Rows from a dataset of charts and code
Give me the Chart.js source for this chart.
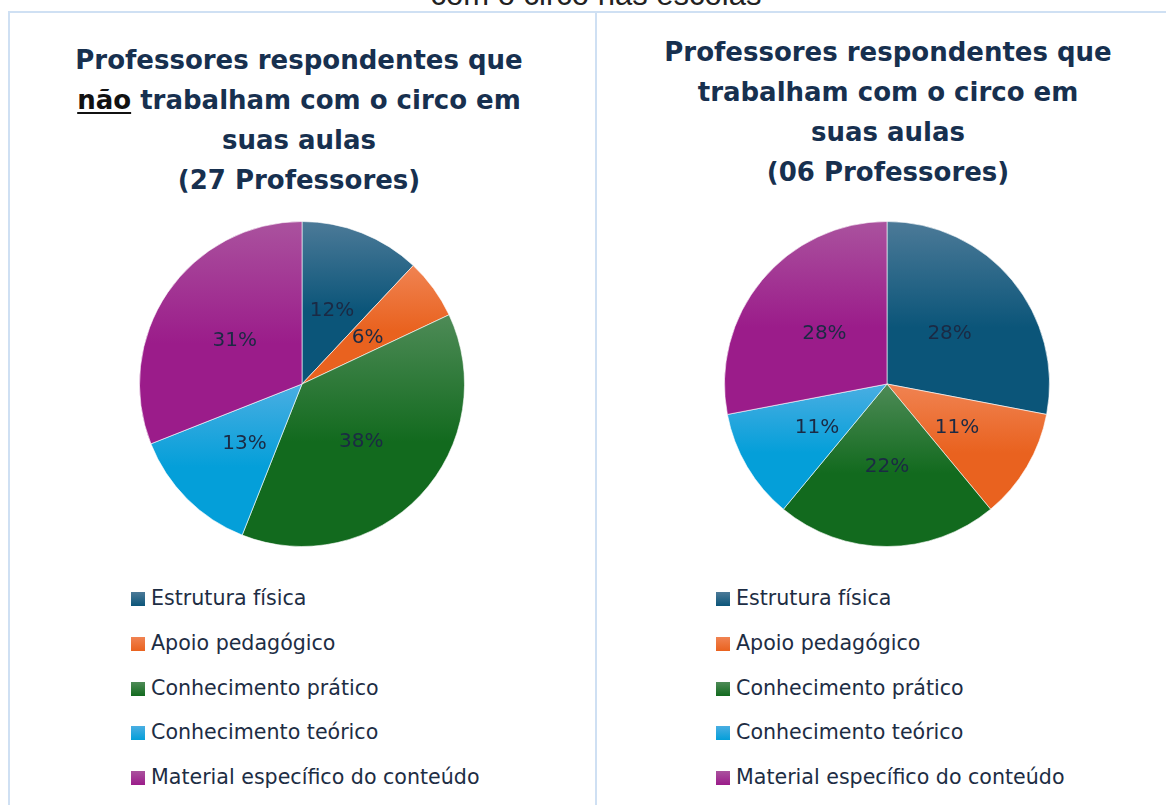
<!DOCTYPE html>
<html lang="pt-BR">
<head>
<meta charset="utf-8">
<title>Professores e o circo nas escolas</title>
<script src="https://cdn.jsdelivr.net/npm/chart.js@4.4.1/dist/chart.umd.min.js"></script>
<style>
  html, body { margin: 0; padding: 0; background: #fff; }
  body { width: 1166px; height: 805px; position: relative; overflow: hidden; font-family: "Liberation Sans", Arial, sans-serif; }
  .cut { position: absolute; left: 0; width: 1192px; top: -21px; text-align: center; font-size: 31px; line-height: 31px; color: #222; }
  .frame-top { position: absolute; left: 8px; right: 0; top: 11px; height: 2px; background: #cfe0f3; }
  .frame-left { position: absolute; left: 8px; top: 11px; bottom: 0; width: 2px; background: #cfe0f3; }
  .frame-mid { position: absolute; left: 595px; top: 11px; bottom: 0; width: 2px; background: #cfe0f3; }
  .title { position: absolute; text-align: center; font-family: "DejaVu Sans", sans-serif; font-weight: bold; font-size: 26px; line-height: 40px; color: #17304f; width: 560px; }
  .title u { color: #111; text-underline-offset: 3px; }
  .pie { position: absolute; top: 214px; width: 340px; height: 340px; }
  .legend { position: absolute; top: 585px; font-family: "DejaVu Sans", sans-serif; font-size: 20.6px; color: #1d2d44; }
  .legend div { height: 44.8px; line-height: 26px; white-space: nowrap; }
  .legend span.sw { display: inline-block; width: 14px; height: 14px; margin-right: 6px; vertical-align: -1px; }
</style>
</head>
<body>
<div class="cut">com o circo nas escolas</div>
<div class="frame-top"></div>
<div class="frame-left"></div>
<div class="frame-mid"></div>

<div class="title" style="left:19px; top:40px;">Professores respondentes que<br><u>não</u> trabalham com o circo em<br>suas aulas<br>(27 Professores)</div>
<div class="title" style="left:608px; top:32px;">Professores respondentes que<br>trabalham com o circo em<br>suas aulas<br>(06 Professores)</div>

<div class="pie" style="left:132px;"><canvas id="pieNao"></canvas></div>
<div class="pie" style="left:717px;"><canvas id="pieSim"></canvas></div>

<div class="legend" id="legNao" style="left:131px;"></div>
<div class="legend" id="legSim" style="left:716px;"></div>

<script>
const categorias = [
  'Estrutura física',
  'Apoio pedagógico',
  'Conhecimento prático',
  'Conhecimento teórico',
  'Material específico do conteúdo'
];
// percentuais
const naoTrabalham = [12, 6, 38, 13, 31];
const trabalham = [28, 11, 22, 11, 28];

// cor base (embaixo) e cor clara (em cima) de cada fatia
const corBase = ['#0b5579', '#e9621f', '#126a1e', '#049fd9', '#9b1c8a'];
const corClara = ['#4c7a98', '#f08352', '#4e8b57', '#4aaee2', '#aa529e'];

// gradiente vertical em cada fatia, como no original
const gradientePlugin = {
  id: 'gradiente',
  beforeDatasetsDraw(chart) {
    const ctx = chart.ctx;
    chart.getDatasetMeta(0).data.forEach((arc, i) => {
      const p = arc.getProps(['x', 'y', 'startAngle', 'endAngle', 'outerRadius'], true);
      let minY = p.y, maxY = p.y;
      const pts = [p.startAngle, p.endAngle];
      for (let a = -Math.PI * 2.5; a <= Math.PI * 2.5; a += Math.PI / 2) {
        if (a > p.startAngle && a < p.endAngle) pts.push(a);
      }
      pts.forEach(a => {
        const y = p.y + Math.sin(a) * p.outerRadius;
        minY = Math.min(minY, y);
        maxY = Math.max(maxY, y);
      });
      const g = ctx.createLinearGradient(0, minY, 0, maxY);
      g.addColorStop(0, corClara[i]);
      g.addColorStop(0.55, corBase[i]);
      g.addColorStop(1, corBase[i]);
      arc.options.backgroundColor = g;
    });
  }
};

const rotulosPlugin = {
  id: 'rotulos',
  afterDatasetsDraw(chart) {
    const ctx = chart.ctx;
    const valores = chart.data.datasets[0].data;
    ctx.save();
    ctx.font = '20px "DejaVu Sans", sans-serif';
    ctx.fillStyle = '#1b2a44';
    ctx.textAlign = 'center';
    ctx.textBaseline = 'middle';
    chart.getDatasetMeta(0).data.forEach((arc, i) => {
      const pos = arc.tooltipPosition();
      ctx.fillText(valores[i] + '%', pos.x, pos.y + 2);
    });
    ctx.restore();
  }
};

function pizza(id, valores) {
  return new Chart(document.getElementById(id), {
    type: 'pie',
    data: {
      labels: categorias,
      datasets: [{
        data: valores,
        backgroundColor: corBase,
        borderColor: 'rgba(255,255,255,0.6)',
        borderWidth: 1
      }]
    },
    options: {
      responsive: true,
      maintainAspectRatio: false,
      animation: false,
      layout: { padding: 7 },
      plugins: {
        legend: { display: false },
        tooltip: { enabled: false }
      }
    },
    plugins: [gradientePlugin, rotulosPlugin]
  });
}

pizza('pieNao', naoTrabalham);
pizza('pieSim', trabalham);

function legenda(id) {
  const el = document.getElementById(id);
  categorias.forEach((c, i) => {
    const row = document.createElement('div');
    const sw = document.createElement('span');
    sw.className = 'sw';
    sw.style.background = 'linear-gradient(' + corClara[i] + ', ' + corBase[i] + ')';
    row.appendChild(sw);
    row.appendChild(document.createTextNode(c));
    el.appendChild(row);
  });
}
legenda('legNao');
legenda('legSim');
</script>
</body>
</html>
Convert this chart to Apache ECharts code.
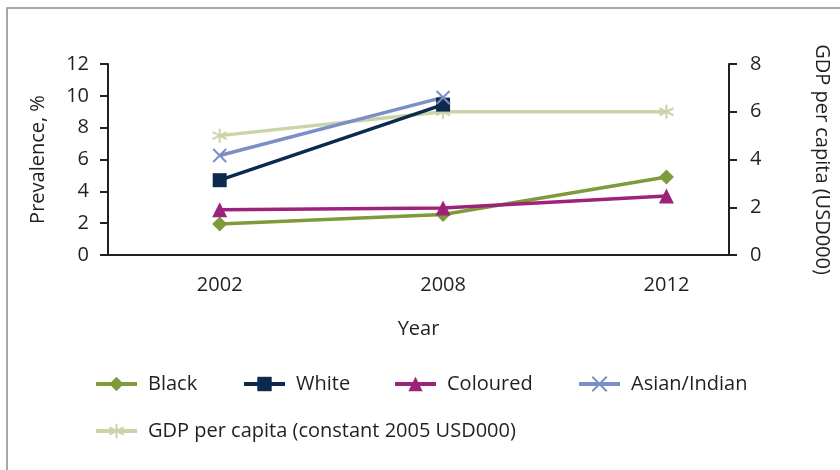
<!DOCTYPE html>
<html>
<head>
<meta charset="utf-8">
<script src="https://cdn.jsdelivr.net/npm/echarts@6/dist/echarts.min.js"></script>
<style>
html,body{margin:0;padding:0;background:#fff;}
#c{width:840px;height:470px;}
</style>
</head>
<body>
<div id="c"></div>
<script>
const years = ['2002', '2008', '2012'];
const black = [1.95, 2.55, 4.9];
const white = [4.7, 9.45, null];
const coloured = [2.85, 2.95, 3.7];
const asianIndian = [6.25, 9.9, null];
const gdp = [5.0, 6.0, 6.0];
const leftTicks = [0, 2, 4, 6, 8, 10, 12];
const rightTicks = [0, 2, 4, 6, 8];

const FONT = '"Open Sans", "Noto Sans", sans-serif';
const AX = '#231f20';
const COLORS = {
  'Black': '#7e9a3a',
  'White': '#0c2a4d',
  'Coloured': '#9c2379',
  'Asian/Indian': '#7b8ec5',
  'GDP per capita (constant 2005 USD000)': '#c9d4a9'
};
const X_PATH = 'path://M0,0L10,10M10,0L0,10';
const STAR_PATH = 'path://M5,0L5,10M0.7,2.5L9.3,7.5M0.7,7.5L9.3,2.5';

function pts(arr) {
  const out = [];
  arr.forEach((v, i) => { if (v !== null) out.push([i, v]); });
  return out;
}

function lineSeries(name, arr, symbol, size, yIdx, extra) {
  const c = COLORS[name];
  const s = {
    name: name,
    type: 'line',
    yAxisIndex: yIdx,
    data: pts(arr),
    symbol: symbol,
    symbolSize: size,
    showAllSymbol: true,
    lineStyle: { color: c, width: 3.5 },
    itemStyle: { color: c },
    emphasis: { disabled: true },
    animation: false,
    z: 3
  };
  return Object.assign(s, extra || {});
}

function legendAt(name, left, top) {
  return {
    data: [name],
    left: left,
    top: top,
    padding: 0,
    itemWidth: 41,
    itemHeight: 18,
    itemGap: 13,
    lineStyle: { width: 4 },
    textStyle: { fontFamily: FONT, fontSize: 20, color: AX, padding: [0, 0, 0, 6] },
    selectedMode: false
  };
}

const chart = echarts.init(document.getElementById('c'), null, { renderer: 'canvas' });
chart.setOption({
  backgroundColor: '#fff',
  animation: false,
  graphic: [{
    type: 'rect',
    shape: { x: 7, y: 8, width: 900, height: 500 },
    style: { fill: 'none', stroke: '#8c8c8c', lineWidth: 1.5 },
    silent: true,
    z: -10
  }],
  grid: { left: 108, right: 103, top: 64, bottom: 215, containLabel: false },
  legend: [
    legendAt('Black', 94, 374),
    legendAt('White', 242, 374),
    legendAt('Coloured', 393, 374),
    legendAt('Asian/Indian', 577, 374),
    legendAt('GDP per capita (constant 2005 USD000)', 94, 421)
  ],
  xAxis: {
    type: 'value',
    min: -0.5,
    max: 2.28,
    name: 'Year',
    nameLocation: 'middle',
    nameGap: 64,
    nameTextStyle: { fontFamily: FONT, fontSize: 20, color: AX },
    axisLine: { show: true, onZero: false, lineStyle: { color: AX, width: 2 } },
    axisTick: { show: false },
    splitLine: { show: false },
    axisLabel: {
      customValues: [0, 1, 2],
      formatter: v => years[Math.round(v)] || '',
      fontFamily: FONT, fontSize: 20, color: AX, margin: 20
    }
  },
  yAxis: [{
    type: 'value',
    min: 0, max: 12, interval: 2,
    name: 'Prevalence, %',
    nameLocation: 'middle',
    nameGap: 60,
    nameRotate: 90,
    nameTextStyle: { fontFamily: FONT, fontSize: 20, color: AX },
    axisLine: { show: true, onZero: false, lineStyle: { color: AX, width: 2 } },
    axisTick: { show: true, length: 8, lineStyle: { color: AX, width: 2 } },
    splitLine: { show: false },
    axisLabel: {
      formatter: v => leftTicks.includes(v) ? String(v) : '',
      fontFamily: FONT, fontSize: 20, color: AX, margin: 19
    }
  }, {
    type: 'value',
    position: 'right',
    min: 0, max: 8, interval: 2,
    name: 'GDP per capita (USD000)',
    nameLocation: 'middle',
    nameGap: 83,
    nameRotate: -90,
    nameTextStyle: { fontFamily: FONT, fontSize: 20, color: AX },
    axisLine: { show: true, onZero: false, lineStyle: { color: AX, width: 2 } },
    axisTick: { show: true, length: 8, lineStyle: { color: AX, width: 2 } },
    splitLine: { show: false },
    axisLabel: {
      formatter: v => rightTicks.includes(v) ? String(v) : '',
      fontFamily: FONT, fontSize: 20, color: AX, margin: 21
    }
  }],
  series: [
    lineSeries('GDP per capita (constant 2005 USD000)', gdp, STAR_PATH, 14, 1,
      { itemStyle: { color: COLORS['GDP per capita (constant 2005 USD000)'], borderColor: COLORS['GDP per capita (constant 2005 USD000)'], borderWidth: 2 }, z: 2 }),
    lineSeries('Black', black, 'diamond', 15, 0),
    lineSeries('Coloured', coloured, 'triangle', 15, 0),
    lineSeries('White', white, 'rect', 14, 0),
    lineSeries('Asian/Indian', asianIndian, X_PATH, 13, 0,
      { itemStyle: { color: COLORS['Asian/Indian'], borderColor: COLORS['Asian/Indian'], borderWidth: 2 } })
  ]
});
</script>
</body>
</html>
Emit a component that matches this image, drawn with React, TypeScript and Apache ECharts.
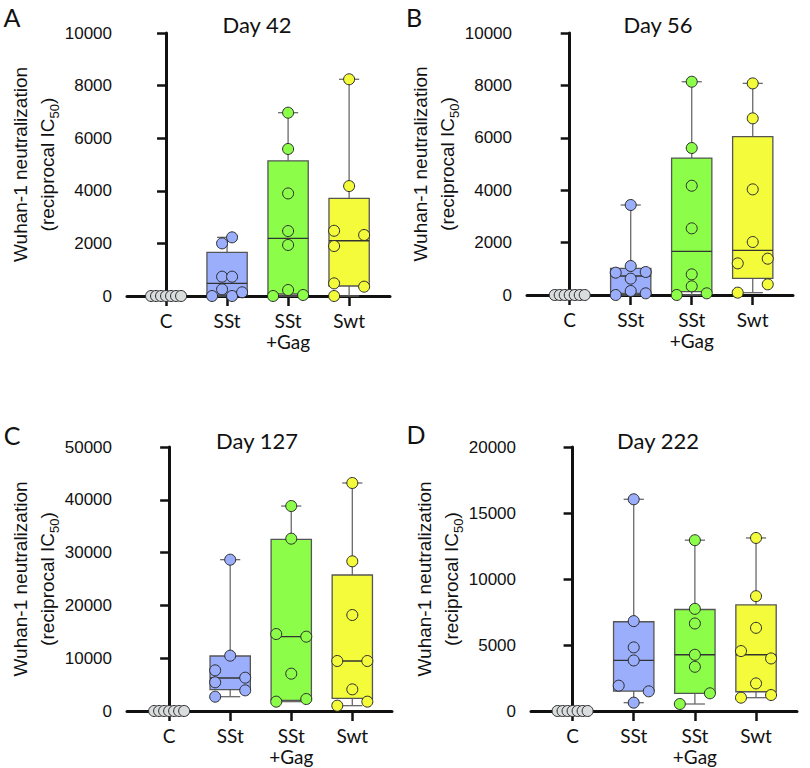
import React, { useEffect, useRef } from "react";
import * as echarts from "echarts";

// ---------------- data ----------------
const categories = ["C", "SSt", "SSt\n+Gag", "Swt"];
const panelTitles = ["Day 42", "Day 56", "Day 127", "Day 222"];
const panelLetters = ["A", "B", "C", "D"];
const yMaxes = [10000, 10000, 50000, 20000];
const yIntervals = [2000, 2000, 10000, 5000];

// values of each animal, per group (C, SSt, SSt+Gag, Swt)
const day42Values = [
  [0, 0, 0, 0, 0, 0, 0],
  [2230, 2000, 735, 735, 253, 0, 0, 140],
  [6970, 5590, 3900, 2470, 1940, 228, 0, 38],
  [8240, 4180, 2480, 2320, 1900, 480, 355, 0],
];
const day56Values = [
  [0, 0, 0, 0, 0, 0, 0],
  [3435, 1107, 852, 878, 623, 0, 153, 64],
  [8140, 5610, 4170, 2544, 789, 331, 0, 64],
  [8077, 6742, 4032, 2022, 1208, 1386, 407, 89],
];
const day127Values = [
  [0, 0, 0, 0, 0, 0, 0],
  [28660, 10480, 7700, 6310, 5430, 3910, 2710],
  [38820, 32640, 14580, 14080, 7070, 1770, 2270],
  [43180, 28350, 18180, 9470, 9470, 4100, 1010, 1770],
];
const day222Values = [
  [0, 0, 0, 0, 0, 0, 0],
  [16040, 6810, 4820, 3830, 1920, 1490, 630],
  [12940, 7740, 6630, 4260, 3350, 1340, 530],
  [13110, 8700, 6300, 4540, 3980, 2090, 1010, 1210],
];

// horizontal scatter slot of each point (GraphPad-style spreading)
const day42Slots = [
  [-3, -2, -1, 0, 1, 2, 3],
  [1, -1, -1, 1, -1, -3, 1, 3],
  [0, 0, 0, 0, 0, 0, -3, 3],
  [0, 0, -3, 3, -3, -3, 3, -3],
];
const day56Slots = [
  [-3, -2, -1, 0, 1, 2, 3],
  [0, 0, -3, 3, 0, -3, 0, 3],
  [0, 0, 0, 0, 0, 0, -3, 3],
  [0, 0, 0, 0, -3, 3, 3, -3],
];
const day127Slots = [
  [-3, -2, -1, 0, 1, 2, 3],
  [0, 0, -3, 3, -3, 3, -3],
  [0, 0, -3, 3, 0, -3, 3],
  [0, 0, 0, -3, 3, 0, -3, 3],
];
const day222Slots = [
  [-3, -2, -1, 0, 1, 2, 3],
  [0, 0, 0, 0, -3, 3, 0],
  [0, 0, 0, 0, 0, 3, -3],
  [0, 0, 0, -3, 3, 0, -3, 3],
];

// box statistics [min, q1, median, q3, max] per group (C has none)
const day42Box = [null, [0, 40, 480, 1660, 2230], [0, 76, 2190, 5140, 6970], [0, 380, 2100, 3710, 8240]];
const day56Box = [null, [0, 64, 725, 1018, 3435], [0, 127, 1666, 5228, 8140], [89, 636, 1705, 6042, 8077]];
const day127Box = [null, [2710, 4040, 6250, 10420, 28660], [1770, 2020, 14080, 32510, 38820], [1010, 2400, 9470, 25760, 43180]];
const day222Box = [null, [630, 1510, 3830, 6760, 16040], [530, 1340, 4260, 7690, 12940], [1010, 1460, 4260, 8040, 13110]];

const allValues = [day42Values, day56Values, day127Values, day222Values];
const allSlots = [day42Slots, day56Slots, day127Slots, day222Slots];
const allBoxes = [day42Box, day56Box, day127Box, day222Box];

// ---------------- styling / layout ----------------
const groupColors = ["#d9dddd", "#9aaefc", "#8cfe4a", "#f4fb3a"];
const gridLayout = [
  { left: 127, top: 33, width: 263, height: 263 },
  { left: 527, top: 33, width: 266, height: 262 },
  { left: 127, top: 447, width: 265, height: 264 },
  { left: 531, top: 447, width: 266, height: 264 },
];
const xRanges = [
  [-0.64, 3.67],
  [-0.7, 3.66],
  [-0.69, 3.65],
  [-0.68, 3.67],
];
const titlePos = [
  [257, 24],
  [658, 24],
  [257, 440],
  [658, 440],
];
const letterPos = [
  [12, 17],
  [414, 17],
  [12, 435],
  [416, 434],
];
const SLOT = 0.082;
const HALF_BOX = 0.33;
const HALF_CAP = 0.165;
const SANS = "Liberation Sans";
const LABEL_FONT = "Lato";

function buildOption() {
  const grid: any[] = [];
  const xAxis: any[] = [];
  const yAxis: any[] = [];
  const series: any[] = [];
  const graphic: any[] = [];

  for (let i = 0; i < 4; i++) {
    grid.push({ ...gridLayout[i], containLabel: false });
    xAxis.push({
      type: "value",
      gridIndex: i,
      min: xRanges[i][0],
      max: xRanges[i][1],
      splitLine: { show: false },
      axisLine: { show: true, lineStyle: { color: "#111", width: 3 } },
      axisTick: {
        show: true,
        customValues: [0, 1, 2, 3],
        length: 10,
        lineStyle: { color: "#111", width: 2.5 },
      },
      axisLabel: {
        show: true,
        customValues: [0, 1, 2, 3],
        formatter: (v: number) => categories[Math.round(v)] ?? "",
        fontFamily: LABEL_FONT,
        fontSize: 19,
        lineHeight: 21,
        color: "#111",
        margin: 14,
      },
    });
    yAxis.push({
      type: "value",
      gridIndex: i,
      min: 0,
      max: yMaxes[i],
      interval: yIntervals[i],
      splitLine: { show: false },
      axisLine: { show: true, lineStyle: { color: "#111", width: 3 } },
      axisTick: { show: true, length: 9, lineStyle: { color: "#111", width: 2.5 } },
      axisLabel: {
        fontFamily: SANS,
        fontSize: 17,
        color: "#111",
        margin: 15,
        formatter: (v: number) => String(v),
      },
      name: "{a|Wuhan-1 neutralization}\n{a|(reciprocal IC}{s|50}{a|)}",
      nameLocation: "middle",
      nameRotate: 90,
      nameGap: 64,
      nameTextStyle: {
        fontFamily: SANS,
        fontSize: 19,
        color: "#111",
        lineHeight: 27,
        rich: {
          a: { fontFamily: SANS, fontSize: 19, color: "#111", lineHeight: 27 },
          s: { fontFamily: SANS, fontSize: 13, color: "#111", lineHeight: 12, verticalAlign: "bottom" },
        },
      },
    });

    // box & whiskers
    const boxData: any[] = [];
    allBoxes[i].forEach((b, g) => {
      if (b) boxData.push([g, ...b]);
    });
    series.push({
      type: "custom",
      xAxisIndex: i,
      yAxisIndex: i,
      z: 2,
      clip: false,
      data: boxData,
      renderItem: (_params: any, api: any) => {
        const g = api.value(0);
        const mn = api.value(1);
        const q1 = api.value(2);
        const md = api.value(3);
        const q3 = api.value(4);
        const mx = api.value(5);
        const p = (x: number, y: number) => api.coord([x, y]);
        const wStyle = { stroke: "#6a6a6a", lineWidth: 1.3 };
        const left = p(g - HALF_BOX, q3);
        const right = p(g + HALF_BOX, q1);
        return {
          type: "group",
          children: [
            { type: "line", shape: { x1: p(g, q3)[0], y1: p(g, q3)[1], x2: p(g, mx)[0], y2: p(g, mx)[1] }, style: wStyle },
            { type: "line", shape: { x1: p(g - HALF_CAP, mx)[0], y1: p(g, mx)[1], x2: p(g + HALF_CAP, mx)[0], y2: p(g, mx)[1] }, style: wStyle },
            { type: "line", shape: { x1: p(g, q1)[0], y1: p(g, q1)[1], x2: p(g, mn)[0], y2: p(g, mn)[1] }, style: wStyle },
            { type: "line", shape: { x1: p(g - HALF_CAP, mn)[0], y1: p(g, mn)[1], x2: p(g + HALF_CAP, mn)[0], y2: p(g, mn)[1] }, style: wStyle },
            {
              type: "rect",
              shape: { x: left[0], y: left[1], width: right[0] - left[0], height: right[1] - left[1] },
              style: { fill: groupColors[g], stroke: "#555", lineWidth: 1.3 },
            },
            {
              type: "line",
              shape: { x1: p(g - HALF_BOX, md)[0], y1: p(g, md)[1], x2: p(g + HALF_BOX, md)[0], y2: p(g, md)[1] },
              style: { stroke: "#333", lineWidth: 1.3 },
            },
          ],
        };
      },
    });

    // individual points
    allValues[i].forEach((vals, g) => {
      series.push({
        type: "scatter",
        xAxisIndex: i,
        yAxisIndex: i,
        z: 3,
        clip: false,
        symbol: "circle",
        symbolSize: 11,
        itemStyle: { color: groupColors[g], borderColor: "#2a2a2a", borderWidth: 1, opacity: 1 },
        data: vals.map((v, k) => [g + allSlots[i][g][k] * SLOT, v]),
      });
    });

    graphic.push({
      type: "text",
      x: titlePos[i][0],
      y: titlePos[i][1],
      style: {
        text: panelTitles[i],
        font: `22px ${LABEL_FONT}`,
        fill: "#111",
        textAlign: "center",
        textVerticalAlign: "middle",
        align: "center",
        verticalAlign: "middle",
      },
    });
    graphic.push({
      type: "text",
      x: letterPos[i][0],
      y: letterPos[i][1],
      style: {
        text: panelLetters[i],
        font: `25px ${LABEL_FONT}`,
        fill: "#111",
        textAlign: "center",
        textVerticalAlign: "middle",
        align: "center",
        verticalAlign: "middle",
      },
    });
  }

  return {
    animation: false,
    backgroundColor: "#ffffff",
    grid,
    xAxis,
    yAxis,
    series,
    graphic,
  };
}

export default function App() {
  const ref = useRef<HTMLDivElement>(null);
  useEffect(() => {
    if (!ref.current) return;
    const chart = echarts.init(ref.current, undefined, { renderer: "svg" });
    chart.setOption(buildOption() as any);
    return () => chart.dispose();
  }, []);
  return (
    <div
      ref={ref}
      style={{ position: "absolute", left: 0, top: 0, width: 810, height: 768, background: "#fff" }}
    />
  );
}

Work instructions »
The first line to give again is the one with "Emit a component", and the last is the one with "import * as". Repeat them and everything between exactly, minus the pictures.

The output »
Emit a component that matches this image, drawn with React, TypeScript and Apache ECharts.
import React, { useEffect, useRef } from "react";
import * as echarts from "echarts";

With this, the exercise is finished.